THG rejects all takeover approaches as significantly undervaluing e-commerce firm
THG has rejected all recent approaches for the e-commerce beauty firm, stating the proposals had “significantly undervalued” the firm.
Matthew Moulding’s retail emporium had received indicative proposals from “numerous parties” in recent months, it had confirmed in its full year results earlier this year.
Last month, it also rejected an indicative non-binding proposal from a consortium led by Belerion Capital Group Limited and King Street Capital Management.
The consortium was reported to have given up the chase for a takeover of the retailer on Wednesday, by The Financial Times and Bloomberg.
In an update on Thursday to shareholders, the London-listed firm said all recent approaches had been unsolicited.
The board was in unanimous agreement that the proposals had been “unacceptable and significantly undervalued” the company.

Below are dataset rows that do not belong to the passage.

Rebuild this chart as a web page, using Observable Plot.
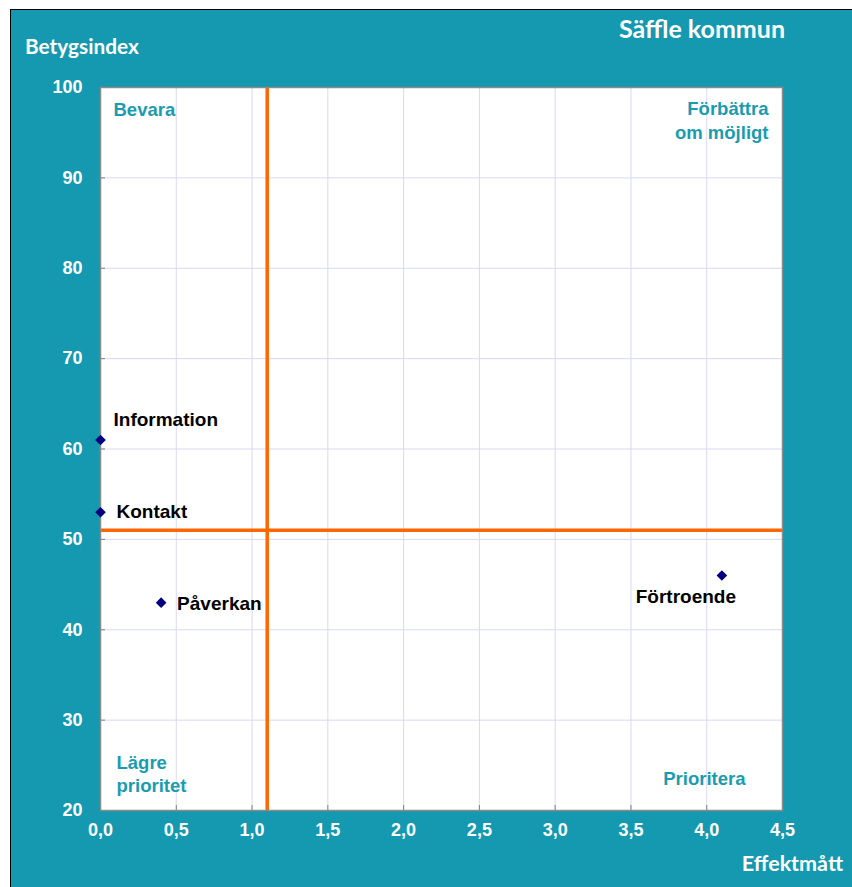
<!DOCTYPE html>
<html><head><meta charset="utf-8">
<script src="https://cdn.jsdelivr.net/npm/d3@7"></script>
<script src="https://cdn.jsdelivr.net/npm/@observablehq/plot@0.6"></script>
<style>
body{margin:0;background:#fff;}
#panel{position:absolute;left:10px;top:9px;width:841px;height:877px;background:#1499b0;border-left:1px solid #000;border-top:1px solid #000;}
#chart{position:absolute;left:0;top:0;}
.lab{position:absolute;color:#fff;font-family:Lato,"Open Sans",sans-serif;font-weight:bold;line-height:1;white-space:nowrap;}
</style></head><body>
<div id="panel">
  <div id="chart"></div>
  <div class="lab" style="left:591px;top:6px;width:200px;text-align:center;font-size:25px;">Säffle kommun</div>
  <div class="lab" style="left:14px;top:26px;font-size:20.8px;">Betygsindex</div>
  <div class="lab" style="right:9px;top:843px;font-size:21.5px;">Effektmått</div>
</div>
<script>
// Data
const categories = ["Information", "Kontakt", "Påverkan", "Förtroende"];
const effekt = [0.0, 0.0, 0.4, 4.1];
const betyg = [61, 53, 43, 46];
const xTicks = [0, 0.5, 1.0, 1.5, 2.0, 2.5, 3.0, 3.5, 4.0, 4.5];
const yTicks = [20, 30, 40, 50, 60, 70, 80, 90, 100];
const xThreshold = [1.1];
const yThreshold = [51];
const quadrantLabels = ["Bevara", "Förbättra\nom möjligt", "Lägre\nprioritet", "Prioritera"];

const points = categories.map((c, i) => ({name: c, x: effekt[i], y: betyg[i]}));

// label offsets (style)
const labelStyle = {
  "Information": {dx: 13, dy: -20, textAnchor: "start"},
  "Kontakt": {dx: 16, dy: 0, textAnchor: "start"},
  "Påverkan": {dx: 16, dy: 1, textAnchor: "start"},
  "Förtroende": {dx: -36, dy: 21, textAnchor: "middle"}
};

const teal = "#1a9cb0";
const font = "'Liberation Sans', Arial, sans-serif";
const fmt = d => d.toFixed(1).replace(".", ",");

const labelMarks = points.map(p => Plot.text([p], {
  x: "x", y: "y", text: "name",
  dx: labelStyle[p.name].dx, dy: labelStyle[p.name].dy,
  textAnchor: labelStyle[p.name].textAnchor,
  fill: "black", fontWeight: "bold", fontSize: 19, fontFamily: font
}));

const qStyle = [
  {frameAnchor: "top-left", dx: 13, dy: 12, textAnchor: "start", lineAnchor: "top", lineHeight: 1.28},
  {frameAnchor: "top-right", dx: -14, dy: 11, textAnchor: "end", lineAnchor: "top", lineHeight: 1.28},
  {frameAnchor: "bottom-left", dx: 16, dy: -19, textAnchor: "start", lineAnchor: "bottom", lineHeight: 1.2},
  {frameAnchor: "bottom-right", dx: -37, dy: -26, textAnchor: "end", lineAnchor: "bottom", lineHeight: 1.2}
];
const quadMarks = quadrantLabels.map((t, i) => Plot.text([t], {
  text: d => d, ...qStyle[i],
  fill: teal, fontWeight: "bold", fontSize: 18.5, fontFamily: font
}));

const chart = Plot.plot({
  width: 841, height: 877,
  marginLeft: 89, marginRight: 70, marginTop: 77, marginBottom: 77,
  style: {background: "transparent", fontFamily: font, overflow: "visible"},
  x: {domain: [0, 4.5]},
  y: {domain: [20, 100]},
  marks: [
    Plot.frame({fill: "white", stroke: "none"}),
    Plot.gridX(xTicks, {stroke: "#d8d8f6", strokeOpacity: 1, strokeWidth: 1}),
    Plot.gridY(yTicks, {stroke: "#d8d8f6", strokeOpacity: 1, strokeWidth: 1}),
    Plot.axisX(xTicks, {tickSize: -5, stroke: "#808080", tickFormat: () => "", label: null}),
    Plot.axisY(yTicks, {tickSize: -5, stroke: "#808080", tickFormat: () => "", label: null}),
    Plot.axisX(xTicks, {tickSize: 0, tickPadding: 13, tickFormat: fmt, fill: "white", fontWeight: "bold", fontSize: 18, fontFamily: font, label: null}),
    Plot.axisY(yTicks, {tickSize: 0, tickPadding: 18, fill: "white", fontWeight: "bold", fontSize: 18, fontFamily: font, label: null}),
    Plot.ruleX(xThreshold, {stroke: "#ff6600", strokeWidth: 3.5}),
    Plot.ruleY(yThreshold, {stroke: "#ff6600", strokeWidth: 3.5}),
    Plot.frame({stroke: "#8a8a8a", strokeWidth: 1.5}),
    ...quadMarks,
    Plot.dot(points, {x: "x", y: "y", symbol: "diamond2", r: 4.8, fill: "#000080", stroke: "none"}),
    ...labelMarks
  ]
});
document.getElementById("chart").appendChild(chart);
</script>
</body></html>
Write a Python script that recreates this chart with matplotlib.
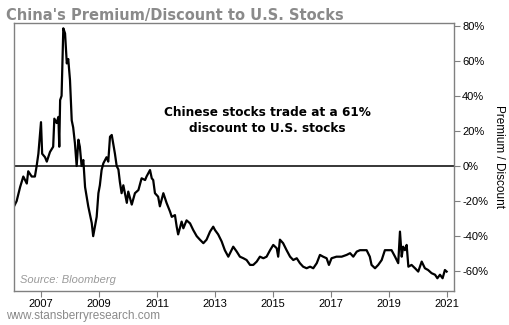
import matplotlib
matplotlib.use("Agg")
import matplotlib.pyplot as plt
from matplotlib.ticker import FuncFormatter

# China premium/discount vs U.S. stocks (%)
years = [
    2006.07, 2006.16, 2006.28, 2006.39, 2006.51, 2006.56, 2006.68, 2006.79, 2006.85, 2006.91,
    2007.00, 2007.04, 2007.14, 2007.20, 2007.31, 2007.42, 2007.46, 2007.54, 2007.60, 2007.63,
    2007.66, 2007.71, 2007.77, 2007.83, 2007.89, 2007.94, 2008.00, 2008.06, 2008.11, 2008.17,
    2008.23, 2008.29, 2008.34, 2008.40, 2008.46, 2008.52, 2008.63, 2008.75, 2008.80, 2008.92,
    2008.98, 2009.03, 2009.09, 2009.15, 2009.26, 2009.32, 2009.38, 2009.44, 2009.49, 2009.55,
    2009.61, 2009.67, 2009.72, 2009.78, 2009.84, 2009.96, 2010.01, 2010.13, 2010.18, 2010.24,
    2010.36, 2010.47, 2010.59, 2010.64, 2010.76, 2010.82, 2010.87, 2010.93, 2011.04, 2011.10,
    2011.22, 2011.33, 2011.45, 2011.51, 2011.62, 2011.68, 2011.73, 2011.85, 2011.91, 2012.02,
    2012.14, 2012.25, 2012.37, 2012.48, 2012.60, 2012.71, 2012.83, 2012.94, 2013.00, 2013.11,
    2013.23, 2013.34, 2013.46, 2013.52, 2013.63, 2013.75, 2013.86, 2013.98, 2014.09, 2014.21,
    2014.32, 2014.44, 2014.55, 2014.67, 2014.78, 2014.90, 2015.01, 2015.13, 2015.18, 2015.24,
    2015.35, 2015.47, 2015.59, 2015.70, 2015.82, 2015.93, 2016.04, 2016.16, 2016.28, 2016.39,
    2016.51, 2016.62, 2016.73, 2016.85, 2016.93, 2017.02, 2017.19, 2017.37, 2017.54, 2017.66,
    2017.77, 2017.89, 2018.00, 2018.11, 2018.23, 2018.34, 2018.40, 2018.52, 2018.63, 2018.75,
    2018.86, 2018.98, 2019.09, 2019.21, 2019.32, 2019.38, 2019.44, 2019.49, 2019.55, 2019.61,
    2019.67, 2019.78, 2019.90, 2020.01, 2020.13, 2020.24, 2020.35, 2020.47, 2020.59, 2020.67,
    2020.76, 2020.85, 2020.93, 2020.99,
]
premium = [
    -23, -20, -12, -6, -10, -3, -6, -6, 0, 7,
    25, 7, 5, 2.5, 8, 11, 27, 24.5, 28, 11,
    37.6, 40, 78.5, 75.6, 58.5, 61, 49, 26, 22, 13,
    0, 15, 11, 0, 3.4, -12, -23, -32.5, -40, -29,
    -15.5, -11, -2.3, 1.5, 5, 2.5, 16.7, 17.7, 13, 7,
    0, -2, -9, -15.5, -11, -21, -14.6, -22, -19, -15.5,
    -13.7, -7, -8, -6, -2.3, -7, -8, -15.5, -17.5, -23,
    -15.5, -21, -26, -29, -28, -34.6, -39, -31.7, -35.5, -31,
    -32.7, -36.5, -40, -42, -44, -42, -37.4, -34.6, -36.5, -39,
    -43, -48, -51.7, -49.7, -46, -48.8, -51.7, -52.6, -53.6, -56.4,
    -56.4, -54.5, -51.7, -52.6, -51.7, -48, -45, -46.9, -51.7, -42,
    -44, -48, -51.7, -53.6, -52.6, -55.4, -57.4, -58.3, -57.4, -58.3,
    -55.4, -50.7, -51.7, -52.6, -56.4, -52.6, -51.7, -51.7, -50.7, -49.7,
    -51.7, -48.8, -48, -48, -48, -51.7, -56.4, -58.3, -56.4, -53.6,
    -48, -48, -48, -51.7, -55.4, -37.4, -51.7, -46, -48, -45,
    -57.4, -56.4, -58.3, -60.2, -54.5, -58.3, -59.3, -61.1, -62, -64,
    -62, -64, -59.3, -60.2,
]
year_ticks = [2007, 2009, 2011, 2013, 2015, 2017, 2019, 2021]
pct_ticks = [-60, -40, -20, 0, 20, 40, 60, 80]

FRAME = "#808080"

fig = plt.figure(figsize=(5.1, 3.25), dpi=100)
ax = fig.add_axes([0.0275, 0.105, 0.8625, 0.824])

ax.axhline(0, color="black", linewidth=1.1, zorder=1)
ax.plot(years, premium, color="black", linewidth=1.6, zorder=2)

ax.set_xlim(2006.07, 2021.24)
ax.set_ylim(-71.2, 81.5)
ax.set_xticks(year_ticks)
ax.set_yticks(pct_ticks)
ax.yaxis.set_major_formatter(FuncFormatter(lambda v, _: f"{v:.0f}%"))
ax.yaxis.tick_right()
ax.yaxis.set_label_position("right")
ax.tick_params(axis="both", colors=FRAME, labelcolor="black", length=4, width=0.8,
               labelsize=8)
for lab in ax.get_xticklabels() + ax.get_yticklabels():
    lab.set_family("Liberation Sans")
ax.tick_params(axis="y", pad=2)
ax.tick_params(axis="x", pad=2)
for sp in ax.spines.values():
    sp.set_color(FRAME)
    sp.set_linewidth(1.0)

ax.set_ylabel("Premium / Discount", rotation=270, labelpad=12, fontsize=8.5,
              family="Liberation Sans")

ax.text(2014.8, 26, "Chinese stocks trade at a 61%\ndiscount to U.S. stocks",
        ha="center", va="center", fontsize=8.7, fontweight="bold",
        family="DejaVu Sans", linespacing=1.25)
ax.text(0.014, 0.03, "Source: Bloomberg", transform=ax.transAxes, fontsize=8,
        style="italic", color="#9a9a9a", family="Liberation Sans")

fig.text(0.012, 0.975, "China's Premium/Discount to U.S. Stocks", ha="left", va="top",
         fontsize=10.5, fontweight="bold", color="#8a8a8a", family="DejaVu Sans")
fig.text(0.012, 0.008, "www.stansberryresearch.com", ha="left", va="bottom",
         fontsize=8.5, color="#8a8a8a", family="Liberation Sans")

fig.savefig("out.png", dpi=100)
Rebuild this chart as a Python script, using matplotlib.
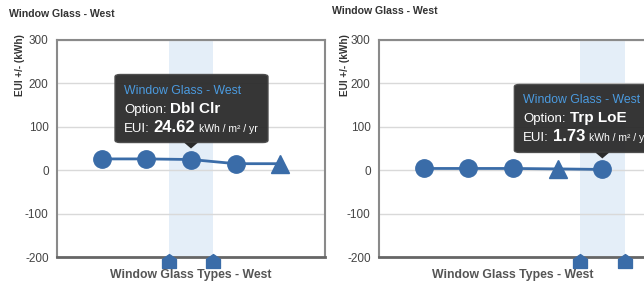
import matplotlib
matplotlib.use("Agg")
import matplotlib.pyplot as plt
from matplotlib.patches import FancyBboxPatch, Polygon
from matplotlib.path import Path
import matplotlib.transforms as mtransforms

# ---------------- data ----------------
chart_title = "Window Glass - West"
x_axis_title = "Window Glass Types - West"
y_axis_title = "EUI +/- (kWh)"
y_ticks = [-200, -100, 0, 100, 200, 300]

left_options = ["Sgl Clr", "Sgl LoE", "Dbl Clr", "Dbl LoE", "Trp Clr"]
left_values = [26, 26, 24.62, 15, 15]
left_markers = ["o", "o", "o", "o", "^"]
left_selected = 2

right_options = ["Sgl Clr", "Sgl LoE", "Dbl Clr", "Dbl LoE", "Trp LoE"]
right_values = [4, 4, 4, 3, 1.73]
right_markers = ["o", "o", "o", "^", "o"]
right_selected = 4

# ---------------- style ----------------
W, H = 644, 284
BLUE = "#3a6ca8"
BAND = "#e4eef8"
GRID = "#d9d9d9"
FRAME = "#8a8a8a"
TXT = "#444444"
FAM = ["Liberation Sans Narrow", "Liberation Sans", "DejaVu Sans"]
FAM_R = ["Liberation Sans", "DejaVu Sans"]

fig = plt.figure(figsize=(W / 100, H / 100), dpi=100)


def fx(px):
    return px / W


def fy(py):
    return 1 - py / H


handle_path = Path([(-1, -1), (1, -1), (1, 0.3), (0, 1), (-1, 0.3), (-1, -1)],
                   [Path.MOVETO, Path.LINETO, Path.LINETO, Path.LINETO, Path.LINETO, Path.CLOSEPOLY])


def draw_panel(left_px, values, markers, selected):
    ax = fig.add_axes([fx(left_px), fy(257), 268 / W, 217 / H])
    n = len(values)
    xs = list(range(n))
    ax.set_xlim(-1, n)
    ax.set_ylim(y_ticks[0], y_ticks[-1])
    ax.set_yticks(y_ticks)
    ax.set_yticklabels([str(t) for t in y_ticks], fontsize=8.5, color=TXT, family=FAM_R)
    ax.set_xticks([])
    ax.tick_params(axis="y", length=0, pad=6)
    for t in y_ticks:
        ax.axhline(t, color=GRID, lw=1, zorder=1)
    for s in ["left", "top", "right"]:
        ax.spines[s].set_color(FRAME)
        ax.spines[s].set_linewidth(1.5)
    ax.spines["bottom"].set_color("#666666")
    ax.spines["bottom"].set_linewidth(2)
    # highlight band
    ax.axvspan(selected - 0.5, selected + 0.5, color=BAND, zorder=0.5, lw=0)
    # line and markers
    ax.plot(xs, values, color=BLUE, lw=2, zorder=3)
    for x, v, m in zip(xs, values, markers):
        ms = 12.5 if m == "o" else 13.5
        ax.plot([x], [v], marker=m, ms=ms, color=BLUE, mec=BLUE, zorder=4, ls="none")
    # band handles
    trans = mtransforms.blended_transform_factory(ax.transData, ax.transAxes)
    off = mtransforms.ScaledTranslation(0, -4 / 100, fig.dpi_scale_trans)
    for hx in (selected - 0.5, selected + 0.5):
        ax.plot([hx], [0], marker=handle_path, ms=10, color=BLUE, mec=BLUE,
                transform=trans + off, clip_on=False, zorder=5)
    ax.set_facecolor("white")
    return ax


axL = draw_panel(57, left_values, left_markers, left_selected)
axR = draw_panel(379, right_values, right_markers, right_selected)

# titles and axis labels
fig.text(fx(9), fy(14), chart_title, fontsize=7.6, weight="bold", color="#333333",
         family=FAM, va="center", ha="left")
fig.text(fx(332), fy(11), chart_title, fontsize=7.6, weight="bold", color="#333333",
         family=FAM, va="center", ha="left")
for cx in (20, 345):
    fig.text(fx(cx), fy(65), y_axis_title, fontsize=7.2, weight="bold", color="#333333",
             family=FAM, rotation=90, va="center", ha="center")
for cx in (191, 513):
    fig.text(fx(cx), fy(275), x_axis_title, fontsize=8.8, weight="bold", color="#555555",
             family=FAM, va="center", ha="center")

renderer = fig.canvas.get_renderer()


def rich_line(x_px, y_px, pieces):
    x = x_px
    for txt, size, weight, color, gap in pieces:
        t = fig.text(fx(x), fy(y_px), txt, fontsize=size, weight=weight, color=color,
                     family=FAM, va="baseline", ha="left", zorder=7)
        bb = t.get_window_extent(renderer)
        x += bb.width + gap


def tooltip(ax, idx, value, option, box_left_offset, box_w):
    px, py = ax.transData.transform((idx, value))
    py = H - py
    top = py - 85
    bh = 68
    left = px + box_left_offset
    box = FancyBboxPatch((fx(left), fy(top + bh)), box_w / W, bh / H,
                         boxstyle="round,pad=0,rounding_size=0.008",
                         transform=fig.transFigure, facecolor="#2b2b2b",
                         edgecolor="#4a4a4a", lw=1, zorder=6, alpha=0.95)
    fig.add_artist(box)
    tri = Polygon([(fx(px - 7), fy(top + bh)), (fx(px + 7), fy(top + bh)),
                   (fx(px), fy(top + bh + 6))], closed=True, transform=fig.transFigure,
                  facecolor="#2b2b2b", edgecolor="none", zorder=6)
    fig.add_artist(tri)
    tx = left + 9
    rich_line(tx, top + 19, [(chart_title, 8.8, "normal", "#4b9be0", 0)])
    rich_line(tx, top + 38, [("Option:", 9.5, "normal", "white", 4),
                             (option, 11, "bold", "white", 0)])
    rich_line(tx, top + 57, [("EUI:", 9.5, "normal", "white", 4),
                             (f"{value:.2f}", 12, "bold", "white", 4),
                             ("kWh / m² / yr", 7.5, "normal", "white", 0)])


tooltip(axL, left_selected, left_values[left_selected], left_options[left_selected], -76, 153)
tooltip(axR, right_selected, right_values[right_selected], right_options[right_selected], -88, 153)

fig.savefig("out.png", dpi=100)
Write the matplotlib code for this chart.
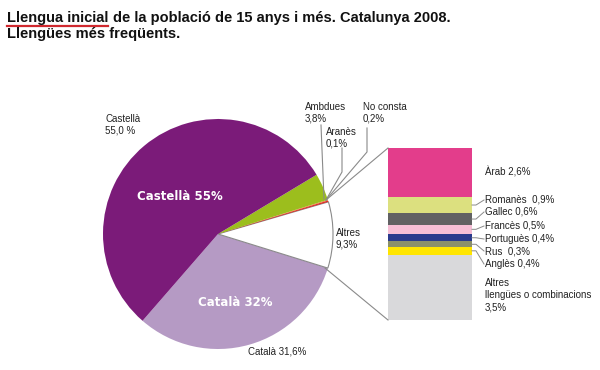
import numpy as np
import matplotlib
matplotlib.use("Agg")
import matplotlib.pyplot as plt

# pie data (order: counter-clockwise starting at lower left)
pie_names = ["Català", "Altres", "No consta", "Aranès", "Ambdues", "Castellà"]
pie_values = [31.6, 9.3, 0.2, 0.1, 3.8, 55.0]
pie_colors = ["#B59AC4", "#FFFFFF", "#E0302A", "#F06A2A", "#9CBE1D", "#7B1B79"]

# breakdown of "Altres" (top to bottom)
sub_names = ["Àrab 2,6%", "Romanès  0,9%", "Gallec 0,6%", "Francès 0,5%",
             "Portuguès 0,4%", "Rus  0,3%", "Anglès 0,4%",
             "Altres\nllengües o combinacions\n3,5%"]
sub_values = [2.6, 0.9, 0.6, 0.5, 0.4, 0.3, 0.4, 3.5]
sub_colors = ["#E33D8B", "#DCE07F", "#616163", "#F6BED6", "#2A3A8D",
              "#8B906A", "#FFE500", "#D9D9DB"]

W, H = 600, 370
fig = plt.figure(figsize=(W / 100, H / 100), dpi=100)
ax = fig.add_axes([0, 0, 1, 1])

def Y(y):
    """image row -> data y"""
    return H - y

FONT = "Liberation Sans"
small = dict(fontsize=7, family=FONT, color="#222222")
LC = "#8a8a8a"

# --- pie ---
cx, cy, r = 218, Y(234), 115
wedges, _ = ax.pie(pie_values, colors=pie_colors, startangle=229,
                   center=(cx, cy), radius=r, counterclock=True,
                   wedgeprops=dict(linewidth=0), frame=True)
wedges[1].set_edgecolor(LC)
wedges[1].set_linewidth(0.8)
ax.set_xlim(0, W)
ax.set_ylim(0, H)
ax.set_aspect("equal")
ax.axis("off")

ax.text(180, Y(197), "Castellà 55%", color="white", fontsize=8.5,
        fontweight="bold", family="DejaVu Sans", ha="center", va="center")
ax.text(235, Y(302), "Català 32%", color="white", fontsize=8.5,
        fontweight="bold", family="DejaVu Sans", ha="center", va="center")

ax.text(105, Y(125), "Castellà\n55,0 %", ha="left", va="center",
        linespacing=1.2, **small)
ax.text(248, Y(352), "Català 31,6%", ha="left", va="center", **small)
ax.text(336, Y(239), "Altres\n9,3%", ha="left", va="center",
        linespacing=1.2, **small)
ax.text(305, Y(113), "Ambdues\n3,8%", ha="left", va="center",
        linespacing=1.2, **small)
ax.text(326, Y(138), "Aranès\n0,1%", ha="left", va="center",
        linespacing=1.2, **small)
ax.text(363, Y(113), "No consta\n0,2%", ha="left", va="center",
        linespacing=1.2, **small)

# leader lines for small slices
tip = (326, Y(200))
ax.plot([321, 324], [Y(125), Y(199)], color=LC, lw=0.8)
ax.plot([342, 342, tip[0]], [Y(148), Y(172), tip[1]], color=LC, lw=0.8)
ax.plot([367, 367, tip[0]], [Y(128), Y(152), tip[1]], color=LC, lw=0.8)

# --- stacked bar for "Altres" ---
bx, bw = 430, 84
top, bottom = Y(148), Y(320)
scale = (top - bottom) / sum(sub_values)
cur = top
mids = []
for v, c in zip(sub_values, sub_colors):
    h = v * scale
    ax.bar(bx, h, width=bw, bottom=cur - h, color=c, linewidth=0)
    mids.append(cur - h / 2)
    cur -= h

# connectors pie -> bar
ax.plot([tip[0], bx - bw / 2], [tip[1], top], color=LC, lw=0.8)
ax.plot([325, bx - bw / 2], [Y(268), bottom], color=LC, lw=0.8)

lab_y = [Y(172), Y(200), Y(212), Y(226), Y(239), Y(251), Y(264), Y(295)]
lx = bx + bw / 2
for i, (name, m, ly) in enumerate(zip(sub_names, mids, lab_y)):
    if 0 < i < 7:
        ax.plot([lx, lx + 4, 484], [m, m, ly], color=LC, lw=0.7)
    ax.text(485, ly, name, ha="left", va="center", linespacing=1.3, **small)

# --- title ---
TS = 10.5
t1 = fig.text(7 / W, 1 - 22 / H, "Llengua inicial", fontsize=TS,
              fontweight="bold", family=FONT, color="#111111", va="baseline")
fig.canvas.draw()
rend = fig.canvas.get_renderer()
bb = t1.get_window_extent(rend)
fig.text(bb.x1 / W + 5 / W, 1 - 22 / H,
         "de la població de 15 anys i més. Catalunya 2008.", fontsize=TS,
         fontweight="bold", family=FONT, color="#111111", va="baseline")
fig.text(7 / W, 1 - 38 / H, "Llengües més freqüents.", fontsize=TS,
         fontweight="bold", family=FONT, color="#111111", va="baseline")
fig.add_artist(plt.Line2D([bb.x0 / W, bb.x1 / W], [1 - 26 / H, 1 - 26 / H],
                          color="#D0282E", lw=1.6, transform=fig.transFigure))

fig.savefig("out.png", dpi=100, facecolor="white")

After a consultation with major shareholders and guidance from advisors, THG said it would not be moving forward and providing due diligence access to any of the suitors.
“While THG is clearly aware of the macro-economic challenges, the company continues to perform well, and in line with its own expectations,” the firm added.
Property tycoon Nick Candy’s Candy Ventures has announced it has pulled out of the running for a THG takeover.
In an update on the London Stock Exchange later on Thursday morning, Candy Ventures said it did not intend to make an offer, despite previously stating it was in the “very early stages” of mulling a possible bid.
Shares plunged 10 per cent in early trading on Thursday morning and later sunk 18 per cent.